=== Data ===
## begin
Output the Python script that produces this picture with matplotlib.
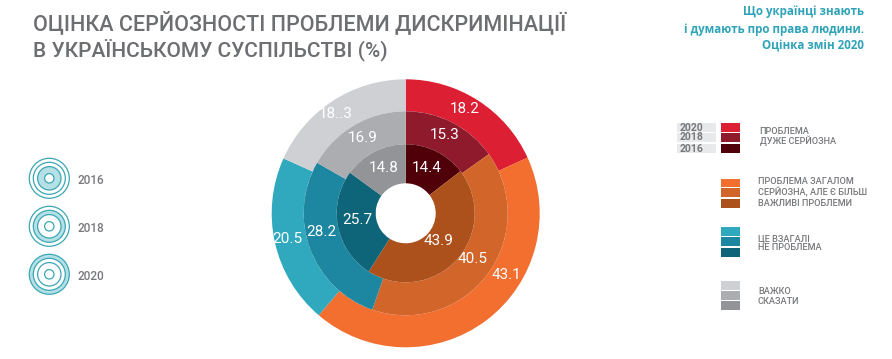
import matplotlib
matplotlib.use("Agg"); import matplotlib.pyplot as plt
from matplotlib.patches import Circle, Rectangle

W,H=892,359
categories=["ПРОБЛЕМА\nДУЖЕ СЕРЙОЗНА","ПРОБЛЕМА ЗАГАЛОМ\nСЕРЙОЗНА, АЛЕ Є БІЛЬШ\nВАЖЛИВІ ПРОБЛЕМИ","ЦЕ ВЗАГАЛІ\nНЕ ПРОБЛЕМА","ВАЖКО\nСКАЗАТИ"]
years=["2016","2018","2020"]
v2016=[14.4,43.9,25.7,14.8]
v2018=[15.3,40.5,28.2,16.9]
v2020=[18.2,43.1,20.5,18.3]
labels2016=["14.4","43.9","25.7","14.8"]
labels2018=["15.3","40.5","28.2","16.9"]
labels2020=["18.2","43.1","20.5","18..3"]

c2016=['#4f0008','#ac501c','#0e6479','#939497']
c2018=['#8f1a2b','#d2652a','#1d86a0','#acadb1']
c2020=['#dc1f33','#f26f30','#30a9be','#cfd0d4']
grey='#77787b'; teal='#2fa4b8'

fig=plt.figure(figsize=(W/100,H/100),dpi=100)
ax=fig.add_axes([0,0,1,1])
Y=lambda y:H-y   # positions below are read in image pixels, y down
cx,cy=405.7,Y(213.3)

# rings, outer to inner
for vals,cols,rad,wd in [(v2020,c2020,134,32),(v2018,c2018,102,33),(v2016,c2016,69,39)]:
    ax.pie(vals,colors=cols,radius=rad,center=(cx,cy),startangle=90,counterclock=False,
           wedgeprops=dict(width=wd,linewidth=0))
ax.set_xlim(0,W); ax.set_ylim(0,H); ax.set_aspect('equal'); ax.axis('off')

pos2016=[(427,168),(439,241),(357,220),(384,168)]
pos2018=[(445,135),(473,259),(321,232),(363,138)]
pos2020=[(465,109),(506,275),(287,239),(336,114)]
for labs,ps in [(labels2016,pos2016),(labels2018,pos2018),(labels2020,pos2020)]:
    for s,(x,y) in zip(labs,ps):
        ax.text(x,Y(y),s,color='white',fontsize=11,ha='center',va='center',family='Roboto')

# titles
ax.text(33,Y(30),"ОЦІНКА СЕРЙОЗНОСТІ ПРОБЛЕМИ ДИСКРИМІНАЦІЇ",color='#6d6e71',fontsize=15.5,family='Roboto',fontweight='medium')
ax.text(33,Y(57),"В УКРАЇНСЬКОМУ СУСПІЛЬСТВІ (%)",color='#6d6e71',fontsize=15,family='Roboto',fontweight='medium')
for s,y in zip(["Що українці знають","і думають про права людини.","Оцінка змін 2020"],[12,29,46]):
    ax.text(864,Y(y),s,color=teal,fontsize=8.3,fontweight='bold',ha='right',va='center',family='Open Sans')

# ring icons on the left
icon_y=[178.3,226.3,274.3]
radii=[20,16,11.7,4.7]
for i,(yr,y) in enumerate(zip(years,icon_y)):
    fill=2-i
    for j,r in enumerate(radii):
        ax.add_patch(Circle((49.3,Y(y)),r,fc='#b5e0e6' if j==fill else 'white',ec='#3ba7b5',lw=0.9))
    ax.text(78,Y(y+2),yr,color=grey,fontsize=8.5,fontweight='medium',va='center',family='Roboto')

# legend swatches
swatch_y=[(123.3,132,133,142,144,153),(179,187.3,188.3,197,199,208),(227,235.7,237,246,248,257),(281.3,290,291,300,301,310)]
swatch_cols=list(zip(c2020,c2018,c2016))
for sy,cols in zip(swatch_y,swatch_cols):
    for k,c in enumerate(cols):
        y0,y1=sy[2*k],sy[2*k+1]
        ax.add_patch(Rectangle((721,Y(y1)),19.3,y1-y0,fc=c,ec='none'))
for k,yr in enumerate(reversed(years)):
    y0,y1=swatch_y[0][2*k],swatch_y[0][2*k+1]
    ax.add_patch(Rectangle((677,Y(y1)),39,y1-y0,fc='#e8e9ea',ec='none'))
    ax.text(680,Y((y0+y1)/2),yr,color=grey,fontsize=7.5,fontweight='bold',va='center',family='Roboto')

legend_pos=[(759.5,[132,141]),(758,[182,192.5,204]),(758,[239,248]),(758,[291,301])]
for cat,(x,ys) in zip(categories,legend_pos):
    for s,y in zip(cat.split("\n"),ys):
        ax.text(x,Y(y),s,color=grey,fontsize=6.6,fontweight='medium',va='center',family='Roboto')

fig.savefig("out.png",dpi=100)
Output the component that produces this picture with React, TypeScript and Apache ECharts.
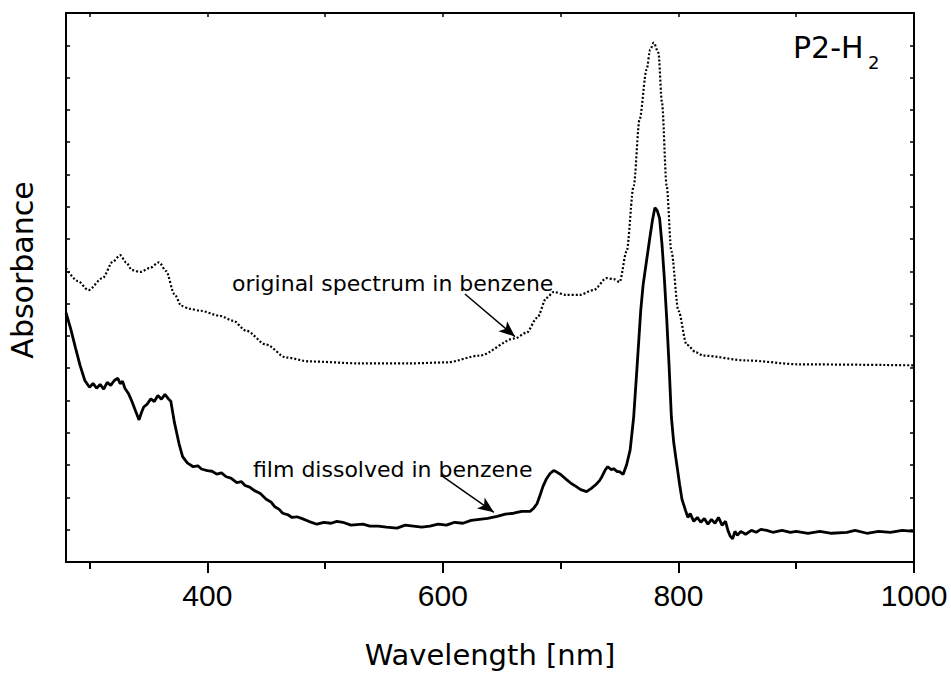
## end
=== Instructions to follow ===
Transcribe exactly, please, the lines between the start of the records above and the line holding "from matplotlib.patches import", counting both of those lines and omitting pictures.

=== Exercise response ===
Output the Python script that produces this picture with matplotlib.
import matplotlib
matplotlib.use("Agg"); import matplotlib.pyplot as plt
from matplotlib.patches import Circle, Rectangle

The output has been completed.